Heliospheric and Planetary Research 2023-2026

We will conduct a programme of research concerning the behaviour of fundamental plasma processes in the heliosphere and the role they play in shaping the space environment. The heliosphere is the region of space dominated by the Sun and the solar wind which flows out from it. We will use state-of-the-art plasma simulations, along with supporting spacecraft data, to reveal the role that turbulence plays in a variety of plasma processes throughout the solar system, such as particle energization, shock dynamics, and turbulence-driven magnetic reconnection. This combined programme of research will help answer some of the most important questions in space physics today such as: how energy flows through space to enable particle acceleration, how magnetic reconnection releases energy and generates structures at the smallest scales in the plasma, and how shock waves in a turbulent plasma are modified and accelerate particles. A key aspect is understanding the processes producing energetic particles in the heliosphere from flares to interplanetary shocks and planetary bow shocks.
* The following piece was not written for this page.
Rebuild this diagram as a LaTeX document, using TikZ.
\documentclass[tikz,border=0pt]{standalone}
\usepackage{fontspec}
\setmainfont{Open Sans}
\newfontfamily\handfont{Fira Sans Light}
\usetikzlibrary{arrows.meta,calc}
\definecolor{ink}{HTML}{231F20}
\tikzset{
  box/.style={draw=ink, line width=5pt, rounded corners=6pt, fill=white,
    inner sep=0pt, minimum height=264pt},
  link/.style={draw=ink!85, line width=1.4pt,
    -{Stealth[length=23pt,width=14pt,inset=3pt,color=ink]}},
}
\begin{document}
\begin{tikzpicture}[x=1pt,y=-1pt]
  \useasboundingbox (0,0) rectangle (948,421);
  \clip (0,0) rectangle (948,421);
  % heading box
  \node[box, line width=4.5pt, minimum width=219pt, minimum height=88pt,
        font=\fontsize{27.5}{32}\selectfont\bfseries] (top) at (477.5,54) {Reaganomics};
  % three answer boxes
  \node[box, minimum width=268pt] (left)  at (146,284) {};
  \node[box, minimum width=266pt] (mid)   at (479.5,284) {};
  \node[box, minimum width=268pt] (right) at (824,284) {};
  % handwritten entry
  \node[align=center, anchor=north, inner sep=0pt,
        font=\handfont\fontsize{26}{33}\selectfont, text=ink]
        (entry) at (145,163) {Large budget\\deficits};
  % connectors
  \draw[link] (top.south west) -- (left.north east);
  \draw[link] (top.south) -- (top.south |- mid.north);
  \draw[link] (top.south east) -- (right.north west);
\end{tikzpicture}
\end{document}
The research will enable us to link the variety of complex plasma structures we see to the roles they play in shaping the plasma environment throughout the heliosphere.
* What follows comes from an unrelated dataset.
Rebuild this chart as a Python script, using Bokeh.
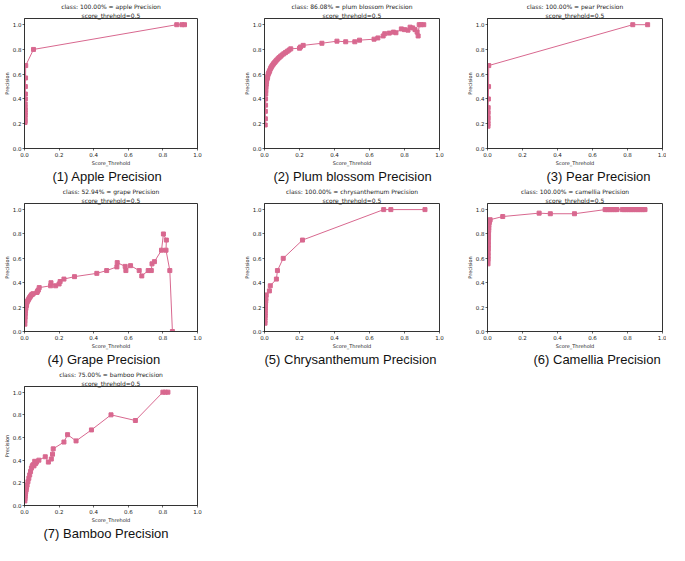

Our research will make use of data from the Magnetospheric Multiscale spacecraft, launched in 2015, which are making some of the highest resolution plasma measurements of near-Earth space, the Parker Solar Probe spacecraft, launched in 2018, which is spending 7 years sampling the Sun's plasma, the solar wind, from closer then ever before - down to 10 solar radii from the Sun, and Solar Orbiter, launched in 2020, which has comprehensive in situ and imaging instruments linking the Sun to the heliosphere and allowing solar wind evolution studies. As well as being of fundamental interest, the solar wind is also the link between the Sun and the Earth, driving the Space Weather that controls the Earth's magnetosphere, and which can have profound effects on technological systems such as satellites and communication networks. We will use data from Magnetospheric Multiscale to characterize the variety of kinetic plasma processes operating in the Earth's magnetosheath, such as waves, reconnection, and instabilities, and how these processes interact to generate the near-Earth space environment that we see.
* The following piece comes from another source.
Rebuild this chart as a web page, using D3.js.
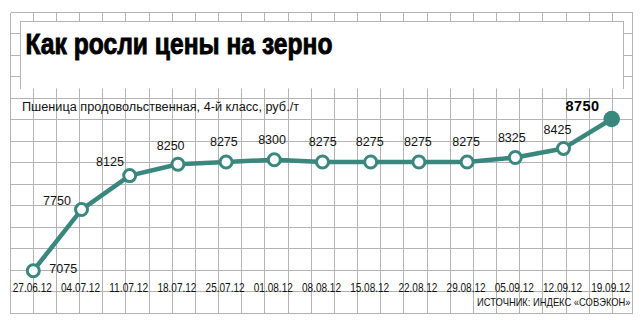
<!DOCTYPE html>
<html>
<head>
<meta charset="utf-8">
<script src="https://cdn.jsdelivr.net/npm/d3@7"></script>
<style>
  body { margin: 0; background: #fff; }
  svg { display: block; }
  .grid line { stroke: #b3b3b3; stroke-width: 1; shape-rendering: crispEdges; }
  text { font-family: "Liberation Sans Narrow", "Liberation Sans", Arial, sans-serif; fill: #111; }
  text.val, text.title { font-family: "Liberation Sans", Arial, sans-serif; }
</style>
</head>
<body>
<div id="chart"></div>
<script>
// data
var dates = ["27.06.12", "04.07.12", "11.07.12", "18.07.12", "25.07.12", "01.08.12", "08.08.12",
             "15.08.12", "22.08.12", "29.08.12", "05.09.12", "12.09.12", "19.09.12"];
var prices = [7075, 7750, 8125, 8250, 8275, 8300, 8275, 8275, 8275, 8275, 8325, 8425, 8750];
var title = "Как росли цены на зерно";
var subtitle = "Пшеница продовольственная, 4-й класс, руб./т";
var source = "ИСТОЧНИК: ИНДЕКС «СОВЭКОН»";

var width = 642, height = 324;
var teal = "#3a877d";

var svg = d3.select("#chart").append("svg")
    .attr("width", width)
    .attr("height", height);

// background grid (squared paper)
var gridLeft = 9.5, gridRight = 632.5, gridTop = 11.5, gridBottom = 312.5;
var colStep = 23.17, rowStep = 21.5;
var cols = d3.range(gridLeft, gridRight - 5, colStep).map(Math.round).map(function(v) { return v + 0.5; });
cols.push(gridRight);
var rows = d3.range(0, 15).map(function(k) { return Math.round(gridTop + k * rowStep) + 0.5; });

var grid = svg.append("g").attr("class", "grid");
grid.selectAll("line.v")
    .data(cols)
  .enter().append("line")
    .attr("class", "v")
    .attr("x1", function(d) { return d; })
    .attr("x2", function(d) { return d; })
    .attr("y1", rows[0])
    .attr("y2", rows[rows.length - 1]);
grid.selectAll("line.h")
    .data(rows)
  .enter().append("line")
    .attr("class", "h")
    .attr("x1", cols[0])
    .attr("x2", gridRight)
    .attr("y1", function(d) { return d; })
    .attr("y2", function(d) { return d; });

// title box
var box = {x: 20.5, y: 21.5, w: 603, h: 67};
svg.append("rect")
    .attr("x", box.x).attr("y", box.y)
    .attr("width", box.w).attr("height", box.h)
    .attr("fill", "#fff");
svg.append("path")
    .attr("d", "M" + box.x + "," + (box.y + box.h) + "V" + box.y + "H" + (box.x + box.w) + "V" + (box.y + box.h))
    .attr("fill", "none")
    .attr("stroke", "#b3b3b3")
    .attr("shape-rendering", "crispEdges");

svg.append("text")
    .attr("class", "title")
    .attr("x", 25.5).attr("y", 53.5)
    .attr("font-size", 30)
    .attr("font-weight", "bold")
    .attr("textLength", 307)
    .attr("lengthAdjust", "spacingAndGlyphs")
    .style("fill", "#000")
    .style("stroke", "#000")
    .style("stroke-width", 0.9)
    .text(title);

svg.append("text")
    .attr("x", 22).attr("y", 110.5)
    .attr("font-size", 12.5)
    .attr("textLength", 277)
    .attr("lengthAdjust", "spacingAndGlyphs")
    .text(subtitle);

// scales
var x = d3.scalePoint()
    .domain(dates)
    .range([33.3, 611.7]);

var y = d3.scaleLinear()
    .domain([7075, 8750])
    .range([270.7, 119]);

var pts = dates.map(function(d, i) { return {date: d, value: prices[i], i: i}; });
var last = pts.length - 1;

var line = d3.line()
    .x(function(d) { return x(d.date); })
    .y(function(d) { return y(d.value); });

svg.append("path")
    .datum(pts)
    .attr("d", line)
    .attr("fill", "none")
    .attr("stroke", teal)
    .attr("stroke-width", 4.5)
    .attr("stroke-linejoin", "round");

svg.selectAll("circle.pt")
    .data(pts)
  .enter().append("circle")
    .attr("class", "pt")
    .attr("cx", function(d) { return x(d.date); })
    .attr("cy", function(d) { return y(d.value); })
    .attr("r", function(d) { return d.i === last ? 8.3 : 6; })
    .attr("fill", function(d) { return d.i === last ? teal : "#fff"; })
    .attr("stroke", teal)
    .attr("stroke-width", function(d) { return d.i === last ? 0 : 3; });

// value labels: placed above, pushed left by how steep the incoming segment is
function rise(d) {
  return d.i === 0 ? 0 : y(prices[d.i - 1]) - y(d.value);
}

svg.selectAll("text.val")
    .data(pts)
  .enter().append("text")
    .attr("class", "val")
    .attr("font-size", function(d) { return d.i === last ? 14.5 : 12.5; })
    .attr("font-weight", function(d) { return d.i === last ? "bold" : "normal"; })
    .attr("letter-spacing", function(d) { return d.i === last ? 0.5 : 0; })
    .attr("text-anchor", function(d) {
        if (d.i === 0) return "start";
        if (d.i === last) return "end";
        return "middle";
    })
    .attr("x", function(d) {
        var cx = x(d.date);
        if (d.i === 0) return cx + 16;
        if (d.i === last) return cx - 12;
        return cx - Math.min(rise(d) * 0.55 + 1, 24.5);
    })
    .attr("y", function(d) {
        var cy = y(d.value);
        if (d.i === 0) return cy + 2.5;
        if (d.i === last) return cy - 8;
        return cy - Math.max(16 - Math.max(rise(d), 0) * 0.18, 5);
    })
    .style("fill", function(d) { return d.i === last ? "#000" : "#111"; })
    .text(function(d) { return d.value; });

// date labels
svg.selectAll("text.date")
    .data(dates)
  .enter().append("text")
    .attr("class", "date")
    .attr("x", function(d) { return x(d) - 1; })
    .attr("y", 291.5)
    .attr("font-size", 13)
    .attr("text-anchor", "middle")
    .attr("textLength", 39)
    .attr("lengthAdjust", "spacingAndGlyphs")
    .text(function(d) { return d; });

// source, squeezed horizontally like the condensed original
svg.append("text")
    .attr("transform", "translate(630.5,306) scale(0.815,1)")
    .attr("font-size", 11.5)
    .attr("text-anchor", "end")
    .text(source);
</script>
</body>
</html>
Furthermore we will perform research which will help us understand the fundamental role that giant impacts play in planet formation. This work will use explicit simulations of giant impacts between bodies in the tidal environment of a massive primary to understand the formation and collisional evolution of planetary satellites. The results will be used to test collisional origin theories for the Uranian satellites, Cressida and Desdemona, and the Saturnian satellite Iapetus. Further, these results will be used to develop collision scaling relations in the tidal regime that are applicable in many contexts (e.g., satellite systems, short-period exoplanets and the accretion environment near white dwarfs).